Let’s start with the Domain File ( The Universe of the bot)

intents: ## My 5 intents are about simple chats ( How are you/what are you doing/who are you/tell me a story/what is happening in kolkata) 
- kemn_acho
- ki_korcho
- tumi_key
- golpo_sonao
- kolkata_khobor
templates:
utter_bhalo:
- text: "Aami bhalo achi"
utter_golpo:
- text: "Amar kache kono golpo nei"
utter_kaaj:
- text: "Aami kono kaaj korte parina apatoto"
utter_key:
- text: "Aami janina"

utter_kolkata:
- text: "Kolkatae aajke khub gorom"

actions:
- utter_bhalo
- utter_golpo
- utter_kaaj
- utter_key
- utter_kolkata

Next up are the stories ( this is basically examples of how a user will interact with the bot.

## path khobor
* kemn_acho
- utter_bhalo
## path kaaj
* ki_korcho
- utter_kaaj
## path key
* tumi_key
- utter_key
## path golpo
* golpo_sonao
- utter_golpo
## path golpo
* kolkata_khobor
- utter_kolkata
## path khobor 1
* kemn_acho
- utter_bhalo
* ki_korcho
- utter_kaaj
* golpo_sonao
- utter_golpo

Training time

For simplicity, I use docker-compose to spin up two containers

Rasa NLU Server running on port 5000

Rasa Core server running on port 5005.

I bash into each to train the models

Here i also added the code to connect it over Facebook but this involves running these images on Heroku or some other cloud instance. Your choice.

Results

My goal here is to see if it is able to detect what i am saying in Bengali using english alphabets and correspondingly reply to my questions.

Input — NLU Parsing

GET /parse?project=bot1&q="tumi kemn acho?" HTTP/1.1
Host: localhost:5000
Cache-Control: no-cache
Postman-Token: d4784078-2c4a-dbb3-592c-2d60e56e1e68

Output — NLU

{
"entities": [],
"intent_ranking": [
{
"confidence": 0.9517878293991089,
"name": "kemn_acho"
},
{
"confidence": 0.18100501596927643,
"name": "kolkata_khobor"
},
{
"confidence": -0.10150938481092453,
"name": "tumi_key"
},
{
"confidence": -0.13094939291477203,
"name": "ki_korcho"
},
{
"confidence": -0.5834070444107056,
"name": "golpo_sonao"
}
],
"intent": {
"confidence": 0.9517878293991089,
"name": "kemn_acho"
},
"text": "\"tumi kemn acho?\""
}

Given the results you can see the NLU is understanding really well, what

Tumi kemn acho? — How are you? — Intent Kemn_acho( User is asking about how are you?)
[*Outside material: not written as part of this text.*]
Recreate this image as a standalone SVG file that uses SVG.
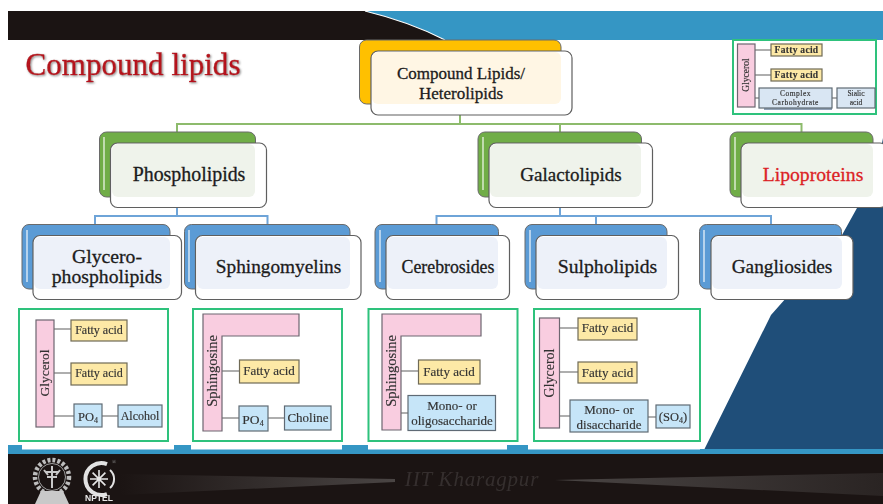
<svg xmlns="http://www.w3.org/2000/svg" width="883" height="504" viewBox="0 0 883 504">
<style>
text{font-family:"Liberation Serif","Times New Roman",serif;text-anchor:middle}
.n{font-size:19.500px;fill:#1c1c1c;stroke:#1c1c1c;stroke-width:.3}
.bk{stroke:#6a6a6a;stroke-width:1}
.a{fill:#ffc000}.g{fill:#70ad47}.b{fill:#5b9bd5}
.fr{fill:#fff;stroke:#5f5f5f;stroke-width:1.2}
.ov{stroke:none}
.cg{fill:none;stroke:#8dbb6c;stroke-width:2}
.cb{fill:none;stroke:#6ea4d8;stroke-width:2}
.gb{fill:#fff;stroke:#2fc27c;stroke-width:2}
.pk{fill:#f9cde0;stroke:#6d6670;stroke-width:1.2}
.ye{fill:#fde9a6;stroke:#6f6a55;stroke-width:1.2}
.bl{fill:#c6e5f8;stroke:#5f6b74;stroke-width:1.2}
.ln{fill:none;stroke:#5f5f5f;stroke-width:1.2}
.s{font-size:12.500px;fill:#333;stroke:#333;stroke-width:.15}
.hl{fill:none;stroke:#fff;stroke-width:1.6;opacity:.7}
</style>
<defs>
<filter id="sh" x="-5%" y="-20%" width="110%" height="140%"><feDropShadow dx="1" dy="1" stdDeviation=".8" flood-color="#888"/></filter>
<filter id="bl" x="-5%" y="-5%" width="110%" height="110%"><feGaussianBlur stdDeviation=".35"/></filter>
<linearGradient id="st1" x1="0" x2="1" y1="0" y2="0"><stop offset="0" stop-color="#1b1413"/><stop offset="1" stop-color="#4a4544"/></linearGradient>
<linearGradient id="st2" x1="0" x2="1" y1="0" y2="0"><stop offset="0" stop-color="#4a4544"/><stop offset="1" stop-color="#2a2423"/></linearGradient>
</defs>
<rect width="883" height="504" fill="#fff"/>
<g id="background">
<path d="M704 450 L771 315 L842 235 L857 208 L873 190 L883 138 L883 450Z" fill="#1f4e79"/>
<rect x="8" y="11" width="875" height="29" fill="#1b1413"/>
<path d="M365 11 Q410 22 445 40 L883 40 L883 11Z" fill="#3596c4"/>
<path d="M365 11 Q410 22 445 40" fill="none" stroke="#fff" stroke-width="1.2"/>
<rect x="8" y="449" width="875" height="55" fill="#1b1413"/>
<rect x="8" y="449" width="875" height="5" fill="#3596c4"/>
<rect x="22" y="444" width="152" height="5.500" fill="#fff"/>
<rect x="191" y="444" width="151" height="5.500" fill="#fff"/>
<rect x="368" y="444" width="139" height="5.500" fill="#fff"/>
<rect x="528" y="444" width="172" height="5.500" fill="#fff"/>
<path d="M8 449V445H22V449ZM174 449V445H191V449ZM342 449V445H368V449ZM507 449V445H528V449Z" fill="#3596c4"/>
<path d="M120 474 L395 479 L395 482 L120 495Z" fill="url(#st1)"/>
<path d="M555 480 L883 473 L883 496Z" fill="url(#st2)"/>
</g>
<text x="133" y="75" style="font-size:32px;fill:#b5121b;stroke:#b5121b;stroke-width:.4" textLength="215" lengthAdjust="spacingAndGlyphs" filter="url(#sh)">Compound lipids</text>
<g id="connectors">
<path class="cg" d="M177 132V124H801.500V132M460 115V124M560 124V132"/>
<path class="cb" d="M95 224V216H267.500V224M177 207V216M436.500 224V216H771V224M560 207V216M596 216V224"/>
</g>
<g id="node-compound">
<rect class="a bk" x="359.500" y="40" width="201.500" height="64" rx="7"/>
<rect class="fr" x="371" y="51" width="201" height="64" rx="7"/>
<rect class="ov" x="372" y="52" width="189" height="52" rx="6" fill="#fff6e4"/>
<text class="n" x="461" y="79" style="font-size:17px">Compound Lipids/</text>
<text class="n" x="461" y="99" style="font-size:17px">Heterolipids</text>
</g>
<g id="node-phospholipids">
<rect class="g bk" x="99.500" y="132" width="156" height="65" rx="7"/>
<path class="hl" d="M104 137V190"/>
<rect class="fr" x="110.500" y="143" width="156" height="64.500" rx="7"/>
<rect class="ov" x="112" y="144" width="143" height="53" rx="6" fill="#eff3eb"/>
<text class="n" x="189" y="181" style="font-size:19.900px">Phospholipids</text>
</g>
<g id="node-galactolipids">
<rect class="g bk" x="478" y="132" width="163.500" height="65" rx="7"/>
<path class="hl" d="M483 137V190"/>
<rect class="fr" x="489" y="143" width="163.500" height="64.500" rx="7"/>
<rect class="ov" x="490" y="144" width="151" height="53" rx="6" fill="#eff3eb"/>
<text class="n" x="571" y="181" style="font-size:19px">Galactolipids</text>
</g>
<g id="node-lipoproteins">
<rect class="g bk" x="730" y="132" width="143" height="65" rx="7"/>
<path class="hl" d="M735 137V190"/>
<rect class="fr" x="741" y="143" width="146" height="64.500" rx="7"/>
<rect class="ov" x="742" y="144" width="131" height="53" rx="6" fill="#eff3eb"/>
<text class="n" x="813" y="181" style="font-size:19.700px;fill:#dc1f26;stroke:#dc1f26">Lipoproteins</text>
</g>
<g id="node-glycero">
<rect class="b bk" x="22" y="224.500" width="148" height="64.500" rx="7"/>
<path class="hl" d="M27 230V282"/>
<rect class="fr" x="33" y="235.500" width="148.500" height="64" rx="7"/>
<rect class="ov" x="34" y="237" width="136" height="52" rx="6" fill="#edf1f9"/>
<text class="n" x="107" y="263" style="font-size:19.700px">Glycero-</text>
<text class="n" x="107" y="283" style="font-size:19.700px">phospholipids</text>
</g>
<g id="node-sphingomyelins">
<rect class="b bk" x="184.500" y="224.500" width="165.500" height="64.500" rx="7"/>
<path class="hl" d="M189 230V282"/>
<rect class="fr" x="195.500" y="235.500" width="165.500" height="64" rx="7"/>
<rect class="ov" x="197" y="237" width="153" height="52" rx="6" fill="#edf1f9"/>
<text class="n" x="278.500" y="273" style="font-size:19.300px">Sphingomyelins</text>
</g>
<g id="node-cerebrosides">
<rect class="b bk" x="375" y="224.500" width="123.500" height="64.500" rx="7"/>
<path class="hl" d="M380 230V282"/>
<rect class="fr" x="386" y="235.500" width="123.500" height="64" rx="7"/>
<rect class="ov" x="387" y="237" width="111" height="52" rx="6" fill="#edf1f9"/>
<text class="n" x="448" y="273" style="font-size:17.800px">Cerebrosides</text>
</g>
<g id="node-sulpholipids">
<rect class="b bk" x="525" y="224.500" width="142" height="64.500" rx="7"/>
<path class="hl" d="M530 230V282"/>
<rect class="fr" x="536" y="235.500" width="142.500" height="64" rx="7"/>
<rect class="ov" x="537" y="237" width="130" height="52" rx="6" fill="#edf1f9"/>
<text class="n" x="607.500" y="273" style="font-size:19.700px">Sulpholipids</text>
</g>
<g id="node-gangliosides">
<rect class="b bk" x="699.500" y="224.500" width="142" height="64.500" rx="7"/>
<path class="hl" d="M704 230V282"/>
<rect class="fr" x="711" y="235.500" width="142" height="64" rx="7"/>
<rect class="ov" x="712" y="237" width="130" height="52" rx="6" fill="#edf1f9"/>
<text class="n" x="782" y="273" style="font-size:19.300px">Gangliosides</text>
</g>
<g id="box-glycerophospholipid" filter="url(#bl)">
<rect class="gb" x="19" y="309" width="149" height="132"/>
<path class="ln" d="M54 329H71M54 373H71M54 416H74M102 416H118"/>
<rect class="pk" x="36" y="320" width="18" height="107"/>
<text class="s" transform="translate(49 373) rotate(-90)" style="font-size:13.500px">Glycerol</text>
<rect class="ye" x="71" y="320" width="56" height="21"/><text class="s" x="99" y="334" style="font-size:12px">Fatty acid</text>
<rect class="ye" x="71" y="363" width="56" height="22"/><text class="s" x="99" y="377" style="font-size:12px">Fatty acid</text>
<rect class="bl" x="74" y="404" width="28" height="23"/><text class="s" x="88" y="421">PO<tspan font-size="8" dy="2">4</tspan></text>
<rect class="bl" x="118" y="405" width="44" height="22"/><text class="s" x="140" y="420" style="font-size:12px">Alcohol</text>
</g>
<g id="box-sphingomyelin" filter="url(#bl)">
<rect class="gb" x="193" y="309" width="149" height="132"/>
<path class="ln" d="M222 371H239.500M222 418H239M268 418H284.500"/>
<path class="pk" d="M203 314H299V336H222V431H203Z"/>
<text class="s" transform="translate(217 371) rotate(-90)" style="font-size:14.500px">Sphingosine</text>
<rect class="ye" x="239.500" y="360" width="59.500" height="23"/><text class="s" x="269" y="375" style="font-size:13px">Fatty acid</text>
<rect class="bl" x="239" y="406" width="29" height="25"/><text class="s" x="253" y="424" style="font-size:13.500px">PO<tspan font-size="8" dy="2">4</tspan></text>
<rect class="bl" x="284.500" y="406" width="46.500" height="24"/><text class="s" x="308" y="422" style="font-size:13px">Choline</text>
</g>
<g id="box-cerebroside" filter="url(#bl)">
<rect class="gb" x="368.500" y="309" width="149" height="132"/>
<path class="ln" d="M401 371H418.500M401 413H408"/>
<path class="pk" d="M382 314H481V336H401V430H382Z"/>
<text class="s" transform="translate(396 371) rotate(-90)" style="font-size:14.500px">Sphingosine</text>
<rect class="ye" x="418.500" y="360" width="61.500" height="24"/><text class="s" x="449" y="376" style="font-size:13px">Fatty acid</text>
<rect class="bl" x="408" y="395.500" width="87.500" height="35"/>
<text class="s" x="452" y="410" style="font-size:13px">Mono- or</text><text class="s" x="452" y="425" style="font-size:13px">oligosaccharide</text>
</g>
<g id="box-sulpholipid" filter="url(#bl)">
<rect class="gb" x="534" y="309" width="166" height="132"/>
<path class="ln" d="M559.500 328H578M559.500 372H578M559.500 416H570M648 417H656"/>
<rect class="pk" x="539.500" y="318" width="20" height="110"/>
<text class="s" transform="translate(554 373) rotate(-90)" style="font-size:14px">Glycerol</text>
<rect class="ye" x="578" y="318" width="59" height="22"/><text class="s" x="607.500" y="332" style="font-size:13px">Fatty acid</text>
<rect class="ye" x="578" y="362" width="59" height="21"/><text class="s" x="607.500" y="377" style="font-size:13px">Fatty acid</text>
<rect class="bl" x="570" y="400" width="78" height="32"/>
<text class="s" x="609" y="414" style="font-size:13px">Mono- or</text><text class="s" x="609" y="429" style="font-size:13px">disaccharide</text>
<rect class="bl" x="656" y="405" width="34" height="23"/><text class="s" x="673" y="421">(SO<tspan font-size="8" dy="2">4</tspan><tspan dy="-2">)</tspan></text>
</g>
<g id="box-glycolipid" filter="url(#bl)">
<rect class="gb" x="733" y="40" width="143" height="74"/>
<path class="ln" d="M755 50H771M755 75H771M755 98H759M832 98H837"/>
<rect class="pk" x="737.500" y="44" width="17.500" height="63"/>
<text class="s" style="font-size:9.500px" transform="translate(749 75) rotate(-90)">Glycerol</text>
<rect class="ye" x="771" y="44" width="51" height="12"/><text class="s" x="796.500" y="53" style="font-size:9.500px;font-weight:bold;letter-spacing:.3px">Fatty acid</text>
<rect class="ye" x="771" y="69" width="51" height="12"/><text class="s" x="796.500" y="78" style="font-size:9.500px;font-weight:bold;letter-spacing:.3px">Fatty acid</text>
<rect x="764" y="92" width="68" height="18" fill="#8fa0b5"/>
<rect class="bl" x="759" y="88" width="73" height="20" style="fill:#d9e6f3"/>
<text class="s" x="795.500" y="96" style="font-size:7.500px;letter-spacing:.5px">Complex</text><text class="s" x="795.500" y="105" style="font-size:7.500px;letter-spacing:.5px">Carbohydrate</text>
<rect class="bl" x="837" y="88" width="38" height="20" style="fill:#d9e6f3"/>
<text class="s" x="856" y="96" style="font-size:7.500px">Sialic</text><text class="s" x="856" y="105" style="font-size:7.500px">acid</text>
</g>
<g id="logos" filter="url(#bl)">
<circle cx="52" cy="477" r="17" fill="none" stroke="#bdbdbd" stroke-width="4.500" stroke-dasharray="3 2"/>
<circle cx="52" cy="477" r="13.500" fill="none" stroke="#9f9f9f" stroke-width="1"/>
<path d="M52 466V488M45 472H59M47 477H57M44 470L48 475M60 470L56 475" stroke="#c9c9c9" stroke-width="2" fill="none"/>
<path d="M35 504L41 491H63L69 504Z" fill="#c9c9c9"/>
<path d="M107 464A16 16 0 1 0 107 494" fill="none" stroke="#e2e2e2" stroke-width="4"/>
<path d="M110 470A12 12 0 0 1 110 488" fill="none" stroke="#e2e2e2" stroke-width="2"/>
<path d="M99 470V488M90 479H108M92.600 472.600L105.400 485.400M92.600 485.400L105.400 472.600" stroke="#e6e6e6" stroke-width="1.600"/>
<text x="99" y="501" style="font-family:'Liberation Sans',sans-serif;font-size:8.500px;font-weight:bold;fill:#e8e8e8">NPTEL</text>
<text x="114" y="464" style="font-size:6px;fill:#8a8a8a">®</text>
</g>
<text x="472" y="486" style="font-size:21px;font-style:italic;fill:#352f2e;letter-spacing:.8px" filter="url(#bl)">IIT Kharagpur</text>
</svg>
Now let’s see if the chat is working or not? I was trying to add a small video as gif but couldn’t succeed here, nevertheless here is a screenshot of what i did

Bot is replying in console

As you can see from above, how well it understands what i am trying to say. This can open door to many e-commerce or retail industry who wants a specific line of communication and also how a custom internal channels like HR/Legal can take help of automated communication to ease the life of their clients.

Here is link to my Github, feel free to clone and make this project your own and try out in other languages that don’t necessarily follow the same latin script but we use it anyway!!

https://github.com/souvikg10/rasa_bot_example.git

Way to go Rasa, disrupting the bot industry!!